Because of those reasons, Armstrong says he thinks marijuana branding laws should meet a happy medium between the way alcohol and tobacco are branded today.

“The provinces are kind of taking bits and pieces from how they treated alcohol in the past and how they treated tobacco in the past,” he said. “Currently the government is kind of defaulting, I guess slightly out of caution — maybe wise, maybe over-zealous — towards the tobacco model, in which advertising is very restricted.”

“On the other hand you’ve got alcoholic products, which have got restrictions on advertising, but the companies in general have quite a bit of freedom to brand their product. You’ve got all kinds of fancy labels, bottle shapes, colours and so forth.”
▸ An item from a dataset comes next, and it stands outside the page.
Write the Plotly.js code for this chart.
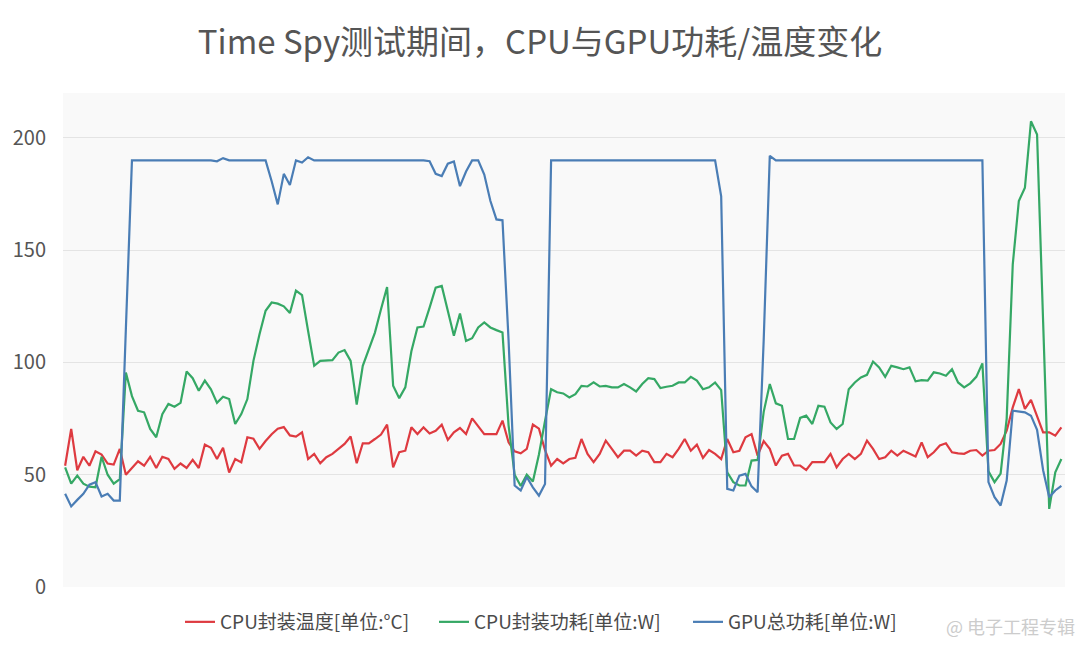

“The Canadian beer industry used to have just one standard sized bottle, plain brown. They could have a label on, but everything was the same size and at some point the laws were liberalized.”

He says the marijuana producers would like to see something closer to the current alcohol model.

Armstrong said he agrees, for the most part.

“I mean if you’re going to legalize, I think it’s an advantage to let the producers do some branding … Although personally it’s not something I use — I think ideally the less people that use it the better — but since people are going to use it, we should let companies establish their reputations because it’s a way to communicate with the consumer, increase trust and increase quality.”

He says furthermore, a lot of Canadian producers have plans to distribute Canadian marijuana to other countries, and if laws end up being tighter in Canada, we could end up in an odd position where Canadian companies are more interested in the export market.

“You might find that products Canadian companies sell in Canada might not as interesting as the ones they export to other countries because they have more flexibility,” Armstrong said.

He said he thinks there needs to be a happy medium between the current cigarette and alcohol laws.

“I don’t think we want any kind of advertising, promotion or branding that encourages consumption, but for people who are going to consume it, letting the producers use branding as a way to communicate so that people can find the right product for their needs is a wise step.”

As Armstrong puts it, “in this budding industry, it’s time to not only weed out the bad, but also cultivate the good.”

On Wednesday, a coalition of licensed Canadian cannabis producers released “Recommendations for Responsible Cannabis Branding and Marketing Guidelines,” where they urged the government to set looser guidelines than planned for advertising marijuana.